コンビニのバイトをしながら気づいたことを元に起業した人もいる。

例として挙げたが、別に社長になったり、起業する必要はない。
自分の中で納得行く状況が作れればそれで良いのである。

最後に、目的と手段というモノについて話して終わりたいと思う。

私の仕事相手の8割は仕事柄、起業をしている人、もしくはこれから起業を考えている人なのだが、起業を考えている人の中には「起業をしたいけど何をしたらいいかわからない」という人が数%いる。

その数%の人に起業をしたい理由を聞くと、ほぼ100%理由は答えられる。

内容は「お金持ちになりたい」「人に使われたくない」「自由に稼ぎたい」「有名になりたい」などと言ったモノだ。

またそういった内容以外にも、「人の役に立ちたい」「幸せになりたい」「楽して生きたい」などといった漠然とした夢というのは、みんな意外と持っているものであり、これは立派な夢、願望であり、目的になり得るモノである。

具体的に職種として何をしたいかはわからないが、状態としてどうなりたいかはわかるのである。
そして悩むのは漠然とした目的を達成するための手段に当たる部分であるということだ。

何か具体的な状態あるいは職業などに本気で憧れているなら、それに進んでいるはずである。

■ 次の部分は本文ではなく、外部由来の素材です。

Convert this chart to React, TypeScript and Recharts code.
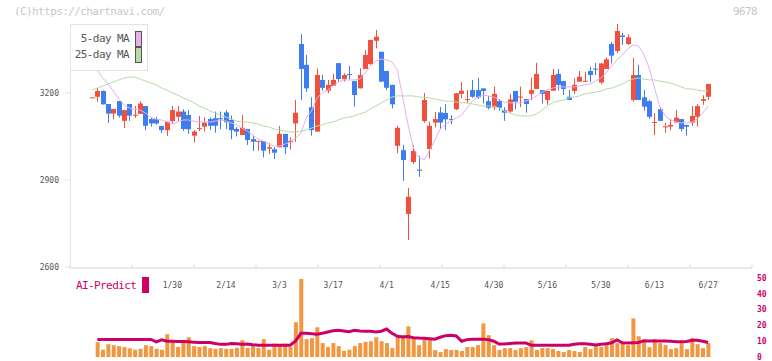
import { Bar, ComposedChart, Line, XAxis, YAxis } from "recharts";

const opens = [
  3185, 3187, 3207, 3162, 3129, 3172, 3104, 3162, 3122, 3128,
  3155, 3110, 3110, 3086, 3072, 3103, 3118, 3136, 3124, 3053,
  3076, 3084, 3110, 3113, 3113, 3133, 3107, 3076, 3055, 3076,
  3041, 3033, 3034, 3008, 3006, 3013, 3059, 3031, 3095, 3369,
  3297, 3151, 3067, 3245, 3208, 3225, 3303, 3248, 3265, 3241,
  3216, 3283, 3300, 3380, 3342, 3276, 3228, 3018, 3003, 2783,
  2962, 2936, 3103, 3007, 3098, 3133, 3131, 3110, 3144, 3197,
  3177, 3210, 3210, 3216, 3172, 3151, 3172, 3141, 3136, 3207,
  3186, 3179, 3197, 3214, 3210, 3176, 3208, 3266, 3241, 3187,
  3207, 3239, 3240, 3276, 3284, 3236, 3283, 3369, 3345, 3398,
  3369, 3176, 3262, 3185, 3172, 3098, 3144, 3083, 3084, 3098,
  3110, 3090, 3098, 3118, 3173, 3187,
];
const highs = [
  3186, 3217, 3209, 3162, 3145, 3172, 3141, 3162, 3155, 3172,
  3155, 3116, 3118, 3086, 3101, 3155, 3155, 3144, 3141, 3072,
  3121, 3116, 3116, 3136, 3136, 3141, 3122, 3082, 3124, 3076,
  3055, 3035, 3034, 3027, 3013, 3086, 3059, 3047, 3176, 3403,
  3331, 3185, 3285, 3262, 3245, 3266, 3303, 3268, 3293, 3241,
  3285, 3348, 3383, 3417, 3342, 3276, 3228, 3087, 3021, 2873,
  3021, 2983, 3200, 3101, 3134, 3152, 3162, 3124, 3201, 3238,
  3210, 3245, 3252, 3216, 3190, 3222, 3179, 3151, 3197, 3207,
  3222, 3179, 3253, 3304, 3210, 3207, 3283, 3283, 3241, 3210,
  3251, 3276, 3273, 3291, 3304, 3302, 3322, 3376, 3438, 3408,
  3403, 3322, 3297, 3210, 3176, 3130, 3151, 3098, 3110, 3141,
  3110, 3090, 3155, 3162, 3192, 3231,
];
const lows = [
  3184, 3170, 3160, 3097, 3110, 3115, 3079, 3104, 3114, 3128,
  3072, 3084, 3090, 3062, 3052, 3095, 3103, 3069, 3059, 3029,
  3069, 3067, 3072, 3063, 3075, 3075, 3041, 3050, 3055, 3021,
  3000, 3001, 2978, 2990, 2972, 3013, 2989, 3006, 3032, 3176,
  3204, 3053, 3067, 3208, 3199, 3225, 3239, 3239, 3247, 3153,
  3216, 3283, 3297, 3354, 3239, 3210, 3147, 2992, 2897, 2693,
  2955, 2911, 3097, 2975, 3082, 3075, 3072, 3093, 3141, 3182,
  3164, 3183, 3179, 3164, 3144, 3141, 3139, 3104, 3132, 3144,
  3151, 3132, 3176, 3214, 3164, 3159, 3208, 3208, 3193, 3176,
  3197, 3239, 3240, 3237, 3262, 3231, 3283, 3302, 3339, 3366,
  3366, 3170, 3176, 3139, 3110, 3055, 3104, 3063, 3072, 3098,
  3067, 3053, 3086, 3084, 3159, 3176,
];
const closes = [
  3185, 3207, 3161, 3129, 3145, 3122, 3141, 3122, 3125, 3164,
  3087, 3095, 3095, 3072, 3101, 3141, 3136, 3076, 3075, 3067,
  3079, 3098, 3087, 3087, 3109, 3099, 3072, 3067, 3080, 3038,
  3032, 3035, 3001, 3013, 2994, 3059, 3013, 3035, 3132, 3283,
  3216, 3072, 3262, 3218, 3228, 3245, 3248, 3262, 3263, 3193,
  3262, 3331, 3383, 3394, 3239, 3218, 3161, 3080, 2969, 2842,
  3000, 2932, 3176, 3087, 3110, 3098, 3109, 3108, 3199, 3208,
  3179, 3187, 3185, 3207, 3149, 3197, 3149, 3132, 3178, 3170,
  3188, 3162, 3210, 3266, 3197, 3207, 3262, 3228, 3214, 3176,
  3228, 3256, 3242, 3262, 3282, 3302, 3316, 3329, 3414, 3393,
  3392, 3262, 3176, 3153, 3118, 3100, 3104, 3085, 3090, 3115,
  3076, 3084, 3121, 3155, 3179, 3231,
];
const ma5 = [
  3300, 3279, 3252, 3231, 3207, 3179, 3159, 3148, 3145, 3141,
  3131, 3117, 3110, 3107, 3100, 3093, 3100, 3107, 3107, 3103,
  3100, 3100, 3100, 3103, 3107, 3103, 3097, 3090, 3079, 3069,
  3055, 3041, 3034, 3024, 3017, 3017, 3024, 3031, 3045, 3062,
  3114, 3138, 3183, 3200, 3210, 3224, 3238, 3245, 3245, 3245,
  3248, 3269, 3293, 3310, 3317, 3314, 3307, 3279, 3186, 3090,
  3010, 2979, 2969, 3003, 3038, 3076, 3093, 3103, 3114, 3124,
  3148, 3172, 3186, 3193, 3190, 3186, 3176, 3169, 3166, 3166,
  3166, 3172, 3179, 3190, 3203, 3210, 3217, 3221, 3221, 3221,
  3221, 3224, 3228, 3231, 3241, 3252, 3269, 3293, 3314, 3331,
  3352, 3366, 3362, 3334, 3286, 3217, 3152, 3121, 3107, 3100,
  3097, 3097, 3100, 3110, 3131, 3155,
];
const ma25 = [
  3210, 3217, 3224, 3231, 3238, 3245, 3252, 3255, 3255, 3248,
  3241, 3234, 3228, 3217, 3210, 3200, 3193, 3183, 3176, 3166,
  3155, 3148, 3138, 3131, 3124, 3117, 3110, 3103, 3100, 3100,
  3097, 3093, 3086, 3083, 3076, 3072, 3069, 3066, 3066, 3069,
  3072, 3079, 3086, 3090, 3097, 3100, 3107, 3114, 3117, 3121,
  3128, 3134, 3145, 3155, 3166, 3176, 3186, 3190, 3190, 3190,
  3190, 3186, 3186, 3183, 3179, 3176, 3172, 3172, 3169, 3166,
  3166, 3162, 3159, 3155, 3155, 3155, 3148, 3138, 3131, 3124,
  3121, 3121, 3121, 3128, 3141, 3155, 3166, 3172, 3176, 3183,
  3186, 3190, 3197, 3200, 3203, 3207, 3214, 3217, 3224, 3231,
  3241, 3248, 3252, 3248, 3245, 3245, 3241, 3238, 3234, 3228,
  3221, 3214, 3214, 3210, 3207, 3207,
];
const volumes = [
  null, 9.4, 4.6, 8.1, 7.5, 6.9, 6.3, 5.6, 4.6, 5.2,
  7.5, 6.9, 5.2, 4.6, 14.4, 9.4, 6.3, 9.4, 12.5, 6.9,
  6.3, 6.9, 5.6, 5.2, 5.6, 5.2, 5.2, 5.8, 10.6, 5.8,
  6.9, 5.8, 11.3, 4.6, 8.5, 6.9, 8.5, 6.3, 22, 49.4,
  11.3, 11.9, 18.8, 8.8, 6.3, 8.8, 6.9, 3.9, 4.6, 6.9,
  8.8, 9.6, 10, 12.5, 10, 8.8, 5.6, 12.5, 13.8, 19.4,
  11.9, 7.5, 11.3, 11.3, 4.4, 3.1, 5, 4.4, 4.4, 3.8,
  6.3, 6.3, 7.5, 21.3, 13.8, 7.5, 4.4, 5.6, 5.6, 4.4,
  5.6, 6.3, 10.6, 4.4, 5.6, 5.6, 5, 3.8, 3.1, 4.4,
  3.8, 3.1, 6.3, 5, 7.5, 6.3, 7.5, 11.9, 8.8, 8.8,
  7.5, 24.4, 13.1, 11.3, 6.3, 11.3, 8.8, 7.5, 5, 5.6,
  8.8, 5, 11.9, 8.1, 5.6, 8.8,
];
const aiPredict = [
  null, 11.1, 11.1, 11.1, 11.1, 11.1, 11.1, 11.1, 11.1, 11.1,
  11.1, 11.1, 9.6, 10.9, 10.0, 10.0, 9.8, 9.8, 9.6, 9.4,
  9.2, 9.2, 9.2, 8.5, 8.0, 8.0, 8.5, 8.4, 8.0, 8.2,
  7.8, 7.5, 7.5, 7.5, 7.5, 7.5, 7.5, 7.5, 10.2, 15.0,
  15.0, 14.7, 14.4, 15.0, 15.8, 16.6, 16.9, 16.5, 16.0, 16.9,
  16.5, 16.3, 16.3, 15.8, 16.3, 17.7, 15.0, 13.1, 12.7, 12.9,
  12.2, 12.0, 11.9, 11.6, 11.3, 12.5, 13.5, 13.8, 13.3, 10.0,
  11.0, 11.3, 11.3, 11.3, 11.0, 10.0, 8.2, 8.2, 8.5, 8.8,
  8.8, 8.8, 7.5, 7.5, 7.5, 7.5, 7.5, 7.5, 7.5, 7.5,
  8.1, 8.4, 8.4, 8.1, 7.6, 8.1, 8.4, 9.0, 10.8, 9.0,
  8.8, 9.0, 9.2, 10.2, 10.2, 10.2, 10.2, 10.2, 10.0, 9.6,
  9.6, 9.8, 10.6, 10.6, 10.0, 9.2,
];

const dateTicks = [15, 25, 35, 45, 55, 65, 75, 85, 95, 105, 115];
const dateLabels = ["1/30", "2/14", "3/3", "3/17", "4/1", "4/15", "4/30", "5/16", "5/30", "6/13", "6/27"];
const priceTicks = [2600, 2900, 3200];
const volumeTicks = [0, 10, 20, 30, 40, 50];
const frameTicks = [0, 1, 2, 3, 4, 5, 6, 7, 8, 9, 10, 11];

const rows = closes.map((close, i) => ({
  i,
  open: opens[i],
  high: highs[i],
  low: lows[i],
  close,
  hl: [lows[i], highs[i]],
  ma5: ma5[i],
  ma25: ma25[i],
  vol: volumes[i],
  ai: aiPredict[i],
}));

const UP = "#f0503e";
const DOWN = "#3e7df0";
const MA5 = "#e6b0ea";
const MA25 = "#b6dba8";
const VOL = "#f2973f";
const AI = "#cc0066";
const GRID = "#e2e2e2";
const MONO = "'DejaVu Sans Mono', 'Liberation Mono', monospace";
const X_DOMAIN = [-4.107, 123.2];
// price plot: y 6..267, x 70..752
const PRICE_MARGIN = { top: 6, right: 20, bottom: 64, left: 0 };

function Candle(props: any) {
  const { x, y, width, height, payload } = props;
  const { open, close, high, low } = payload;
  const color = close >= open ? UP : DOWN;
  const k = high > low ? height / (high - low) : 0;
  const top = y + (high - Math.max(open, close)) * k;
  const bodyH = Math.max(1, Math.abs(close - open) * k);
  const cx = Math.round(x + width / 2) + 0.5;
  return (
    <g>
      <line x1={cx} x2={cx} y1={y} y2={y + height} stroke={color} strokeWidth={1} />
      <rect x={cx - 2.5} y={top} width={5} height={bodyH} fill={color} />
    </g>
  );
}

const swatch = (bg: string) => ({
  display: "inline-block",
  width: 5,
  height: 14,
  background: bg,
  border: "1px solid #555",
  marginLeft: 6,
  verticalAlign: "middle",
});

const layer = { position: "absolute" as const, left: 0, top: 0 };

export default function App() {
  return (
    <div style={{ position: "absolute", left: 0, top: 0, width: 772, height: 361, background: "#fff", fontFamily: MONO }}>
      <div style={{ position: "absolute", left: 70, top: 24, width: 1, height: 244, background: GRID }} />

      {/* frame: axis line between panels, short ticks pointing up */}
      <div style={layer}>
        <ComposedChart width={772} height={361} data={rows} margin={{ top: 238, right: 20, bottom: 4, left: 70 }}>
          <XAxis
            xAxisId="frame"
            orientation="top"
            type="number"
            dataKey="i"
            domain={[0, 11]}
            allowDataOverflow
            ticks={frameTicks}
            interval={0}
            height={30}
            tickSize={3}
            axisLine={{ stroke: GRID, strokeWidth: 1.5 }}
            tickLine={{ stroke: GRID, strokeWidth: 1.5 }}
            tickFormatter={() => ""}
          />
          <YAxis yAxisId="f" domain={[0, 1]} hide />
          <Line xAxisId="frame" yAxisId="f" dataKey="close" stroke="none" dot={false} isAnimationActive={false} />
        </ComposedChart>
      </div>

      {/* price panel */}
      <div style={layer}>
        <ComposedChart width={772} height={361} data={rows} margin={PRICE_MARGIN}>
          <XAxis
            xAxisId="idx"
            type="number"
            dataKey="i"
            domain={X_DOMAIN}
            allowDataOverflow
            ticks={dateTicks}
            interval={0}
            height={30}
            axisLine={false}
            tickLine={false}
            tickMargin={9}
            tickFormatter={(v: number) => dateLabels[dateTicks.indexOf(v)] ?? ""}
            tick={{ fontSize: 8, fill: "#555", fontFamily: MONO }}
          />
          <YAxis
            yAxisId="price"
            width={70}
            domain={[2600, 3500]}
            ticks={priceTicks}
            interval={0}
            axisLine={false}
            tickLine={{ stroke: GRID }}
            tickSize={5}
            tickMargin={6}
            tick={{ fontSize: 8, fill: "#555", fontFamily: MONO }}
          />
          <Line xAxisId="idx" yAxisId="price" dataKey="ma25" stroke={MA25} strokeWidth={1} dot={false} isAnimationActive={false} />
          <Line xAxisId="idx" yAxisId="price" dataKey="ma5" stroke={MA5} strokeWidth={1} dot={false} isAnimationActive={false} />
          <Bar xAxisId="idx" yAxisId="price" dataKey="hl" barSize={5} shape={Candle} isAnimationActive={false} />
        </ComposedChart>
      </div>

      {/* volume + AI-Predict panel */}
      <div style={layer}>
        <ComposedChart width={772} height={361} data={rows} margin={{ top: 278, right: 0, bottom: 4, left: 70 }}>
          <XAxis xAxisId="idx" type="number" dataKey="i" domain={X_DOMAIN} allowDataOverflow hide />
          <YAxis
            yAxisId="vol"
            orientation="right"
            width={20}
            domain={[0, 50]}
            ticks={volumeTicks}
            interval={0}
            axisLine={false}
            tickLine={false}
            tickSize={0}
            tickMargin={5}
            tick={{ fontSize: 8, fill: AI, fontFamily: MONO, fontWeight: "bold" }}
          />
          <Bar xAxisId="idx" yAxisId="vol" dataKey="vol" fill={VOL} barSize={4} isAnimationActive={false} />
          <Line xAxisId="idx" yAxisId="vol" dataKey="ai" stroke={AI} strokeWidth={3} dot={false} isAnimationActive={false} />
        </ComposedChart>
      </div>

      <div style={{ position: "absolute", left: 14, top: 5, fontSize: 11, letterSpacing: -0.6, color: "#c8c8c8" }}>
        (C)https://chartnavi.com/
      </div>
      <div style={{ position: "absolute", right: 15, top: 5, fontSize: 11, letterSpacing: -0.6, color: "#c8c8c8" }}>9678</div>
      <div
        style={{
          position: "absolute",
          left: 70,
          top: 24,
          width: 78,
          height: 47,
          border: `1.5px solid ${GRID}`,
          background: "#fff",
          fontSize: 11,
          letterSpacing: -0.6,
          color: "#555",
          textAlign: "right",
          paddingRight: 5,
          boxSizing: "border-box",
          paddingTop: 6,
          lineHeight: "16px",
        }}
      >
        <div>
          5-day MA<span style={swatch(MA5)} />
        </div>
        <div>
          25-day MA<span style={swatch(MA25)} />
        </div>
      </div>
      <div style={{ position: "absolute", left: 76, top: 279, fontSize: 11, letterSpacing: -0.6, color: AI }}>AI-Predict</div>
      <div style={{ position: "absolute", left: 142, top: 277, width: 7, height: 16, background: AI }} />
    </div>
  );
}
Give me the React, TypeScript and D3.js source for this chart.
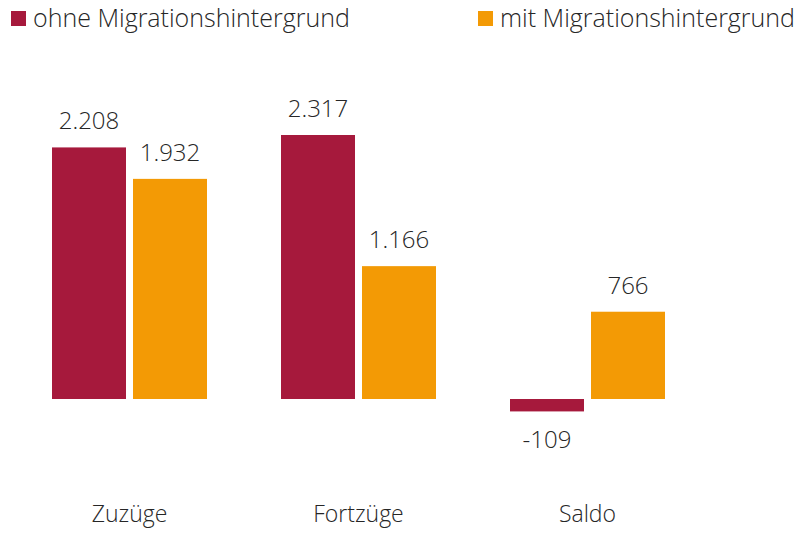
import React from "react";
import * as d3 from "d3";

const categories = ["Zuzüge", "Fortzüge", "Saldo"];
const seriesNames = ["ohne Migrationshintergrund", "mit Migrationshintergrund"];
const ohneValues = [2208, 2317, -109];
const mitValues = [1932, 1166, 766];
const colors = ["#A6193C", "#F39A05"];

const W = 795;
const H = 535;
const FONT = "'Open Sans', 'Segoe UI', Lato, sans-serif";
const fmt = (v: number) => d3.format(",")(v).replace(/,/g, ".").replace("\u2212", "-");

export default function App() {
  const x0 = d3
    .scaleBand<string>()
    .domain(categories)
    .range([15, 702])
    .paddingInner(74 / 229)
    .paddingOuter(74 / 229 / 2);
  const x1 = d3
    .scaleBand<string>()
    .domain(seriesNames)
    .range([0, x0.bandwidth()])
    .paddingInner(7 / 81)
    .paddingOuter(0);
  const y = d3.scaleLinear().domain([0, 2317]).range([399, 135]);
  const series = [ohneValues, mitValues];

  return (
    <svg width={W} height={H} style={{ position: "absolute", left: 0, top: 0 }}>
      <rect width={W} height={H} fill="#fff" />
      {/* Legend */}
      <g fontFamily={FONT} fontWeight={300} fontSize={25} fill="#262626">
        <rect x={11} y={11} width={15} height={15} fill={colors[0]} />
        <text x={33} y={27}>{seriesNames[0]}</text>
        <rect x={478} y={11} width={15} height={15} fill={colors[1]} />
        <text x={500} y={27}>{seriesNames[1]}</text>
      </g>
      {/* Bars */}
      {categories.map((c, ci) => (
        <g key={c} transform={`translate(${x0(c)},0)`}>
          {seriesNames.map((s, si) => {
            const v = series[si][ci];
            const top = Math.min(y(v), y(0));
            const h = Math.abs(y(v) - y(0));
            const cx = (x1(s) as number) + x1.bandwidth() / 2;
            return (
              <g key={s}>
                <rect x={x1(s)} y={top} width={x1.bandwidth()} height={h} fill={colors[si]} />
                <text
                  x={cx}
                  y={v >= 0 ? y(v) - 18 : y(v) + 37}
                  textAnchor="middle"
                  fontFamily={FONT}
                  fontWeight={300}
                  fontSize={24}
                  fill="#262626"
                >
                  {fmt(v)}
                </text>
              </g>
            );
          })}
        </g>
      ))}
      {/* Category labels */}
      {categories.map((c) => (
        <text
          key={c}
          x={(x0(c) as number) + x0.bandwidth() / 2}
          y={522}
          textAnchor="middle"
          fontFamily={FONT}
          fontWeight={300}
          fontSize={23}
          fill="#262626"
        >
          {c}
        </text>
      ))}
    </svg>
  );
}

だがそれがない場合、漠然とした最終的な状態としての目的が達成出来るのであれば、手段にこだわる必要はないのである。

結果として、選んだ手段が天職になっていたり、人と繋がりを作りそれがまた別の夢に繋がったりと、多岐にわたっていくものであるが、いま自分が出来るコト、すべきコトを放棄して、自分を探しにいってしまうと、やる気や自信を失い続け妄想の世界から抜け出せなくなってしまい、1ヶ月、半年、3年、10年と時間だけ流れていってしまうのではないだろうか。

人生とは選択の連続な訳であるが、結局大切なのは何を選ぶかよりも、選んだ後どのように生きていくかなのだろう。